Modeling environments (MEs) may present a user, such as a scientist or engineer, with an environment that enables analysis and generation of technical applications. For example, using certain MEs, users may perform analyses, visualize data, and develop algorithms. MEs may allow a technical researcher or designer to quickly perform tasks, such as research and product development.
Many existing MEs may be implemented as or run in conjunction with a graphically-based environment. For example, in one existing graphically-based ME, a modeling tool allows models to be built by connecting graphical blocks, where a graphical block may represent an object associated with functionality and/or data.

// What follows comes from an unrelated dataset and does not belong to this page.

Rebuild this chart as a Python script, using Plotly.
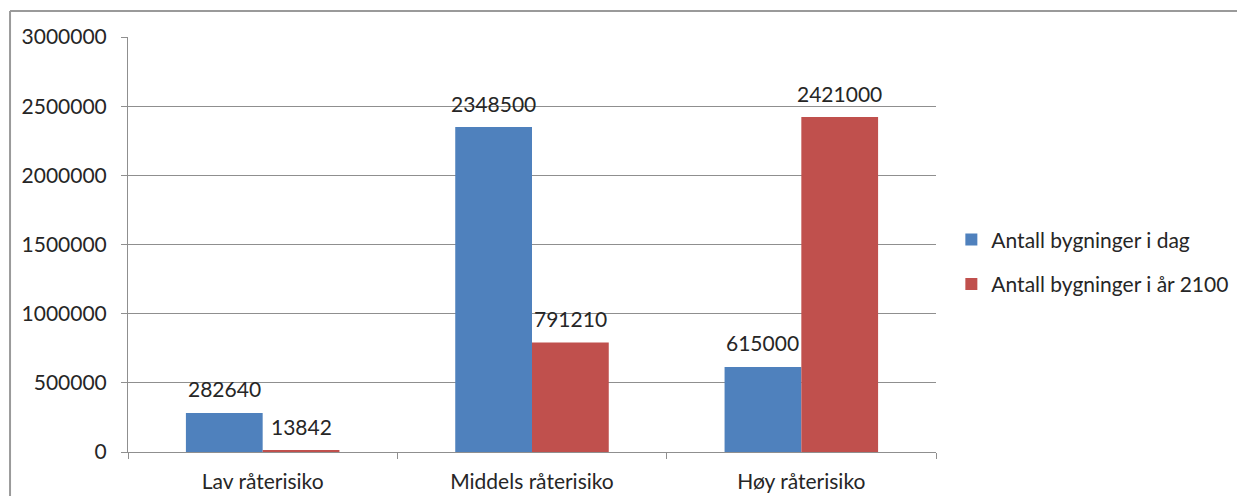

Blocks may be hierarchical in the sense that a block itself may contain one or more blocks (sub-blocks) that make up the block. A user may, for instance, view a model at a high level, then select blocks to drill down into the model to see increasing levels of model detail. A subsystem block may be a type of block that may contain one or more blocks that constitute a hierarchical layer in a graphical model structure.

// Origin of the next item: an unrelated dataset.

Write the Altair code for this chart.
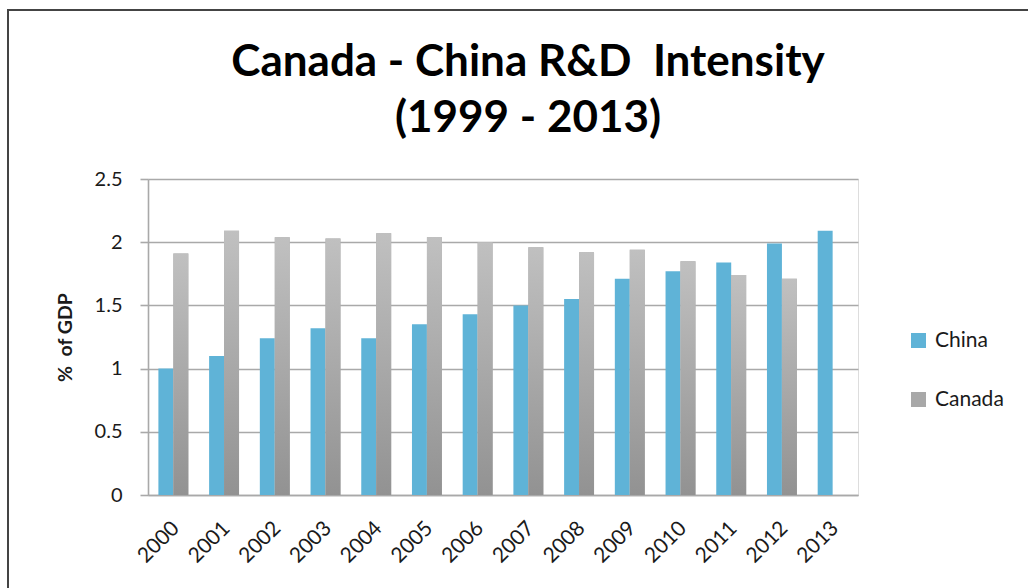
import altair as alt
import pandas as pd

# R&D spending as a share of GDP, by year
years = ["2000", "2001", "2002", "2003", "2004", "2005", "2006",
         "2007", "2008", "2009", "2010", "2011", "2012", "2013"]
china = [1.00, 1.10, 1.24, 1.32, 1.24, 1.35, 1.43,
         1.50, 1.55, 1.71, 1.77, 1.84, 1.99, 2.09]
canada = [1.91, 2.09, 2.04, 2.03, 2.07, 2.04, 2.00,
          1.96, 1.92, 1.94, 1.85, 1.74, 1.71, None]

series_names = ["China", "Canada"]
series_colors = ["#5fb3d7", "#a8a8a8"]
y_ticks = [0, 0.5, 1, 1.5, 2, 2.5]

rows = []
for yr, v in zip(years, china):
    rows.append({"year": yr, "series": "China", "value": v})
for yr, v in zip(years, canada):
    if v is not None:
        rows.append({"year": yr, "series": "Canada", "value": v})
df = pd.DataFrame(rows)

FONT = "Lato"
GRID = "#a9a9a9"
TEXT = "#1a1a1a"

x_enc = alt.X(
    "year:N",
    sort=years,
    scale=alt.Scale(paddingInner=0.41, paddingOuter=0.205),
    axis=alt.Axis(
        title=None, labelAngle=-45, ticks=False,
        domainColor=GRID, domainWidth=1.6,
        labelFont=FONT, labelFontSize=21, labelColor=TEXT,
        labelPadding=22, labelOffset=-5,
    ),
)
x_off = alt.XOffset("series:N", sort=series_names,
                    scale=alt.Scale(domain=series_names))
y_enc = alt.Y(
    "value:Q",
    scale=alt.Scale(domain=[0, 2.5], nice=False),
    axis=alt.Axis(
        title="%\u00a0 of GDP", values=y_ticks, format="~g",
        grid=True, gridColor=GRID, gridWidth=1.6,
        domainColor=GRID, domainWidth=1.6,
        tickColor=GRID, tickWidth=1.6, tickSize=8,
        labelFont=FONT, labelFontSize=20, labelColor=TEXT, labelPadding=18,
        titleFont=FONT, titleFontSize=19.5, titleFontWeight="bold",
        titleColor=TEXT, titlePadding=19,
    ),
)

bars = alt.Chart(df).mark_bar().encode(
    x=x_enc,
    xOffset=x_off,
    y=y_enc,
    color=alt.Color(
        "series:N",
        scale=alt.Scale(domain=series_names, range=series_colors),
        legend=alt.Legend(
            title=None, orient="none", legendX=760, legendY=151,
            symbolType="square", symbolSize=225, symbolStrokeWidth=0,
            labelFont=FONT, labelFontSize=21, labelColor=TEXT,
            labelOffset=6, rowPadding=37, padding=0,
        ),
    ),
)

# Canada bars get a light-to-dark vertical gradient
canada_grad = alt.LinearGradient(
    gradient="linear",
    stops=[alt.GradientStop(color="#c0c0c0", offset=0),
           alt.GradientStop(color="#929292", offset=1)],
    x1=0, x2=0, y1=0, y2=1,
)
canada_bars = alt.Chart(df).transform_filter(
    alt.datum.series == "Canada"
).mark_bar(color=canada_grad).encode(x=x_enc, xOffset=x_off, y=y_enc)

# outer frame around the whole chart
frame = alt.Chart(pd.DataFrame({"k": [0]})).mark_rect(
    filled=False, stroke="#444444", strokeWidth=2
).encode(
    x=alt.value(-140), x2=alt.value(885),
    y=alt.value(-169), y2=alt.value(414),
)

chart = alt.layer(frame, bars, canada_bars).properties(
    width=710,
    height=316,
    padding={"left": 148, "top": 179, "right": 170, "bottom": 93},
    autosize=alt.AutoSizeParams(type="none"),
    title=alt.Title(
        ["Canada - China R&D\u00a0 Intensity", "(1999 - 2013)"],
        font=FONT, fontSize=44, fontWeight="bold", color="#000000",
        lineHeight=56, anchor="middle", dx=25, dy=152, offset=20,
    ),
).configure_view(stroke=None).configure(background="white")

chart.save("out.html", embed_options={"renderer": "svg", "actions": False})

Models may be automatically converted to computer code by an ME. The code can be executed, e.g., by a target device in a target environment, the ME, etc. For example, a model of a control system for an antilock braking system may be graphically developed with the graphical modeling tool, implemented as code, and then deployed on a target device (e.g., a dedicated computer) tasked with controlling the antilock braking system. The target device may itself be connected to one or more sensors or other computers on the antilock braking system.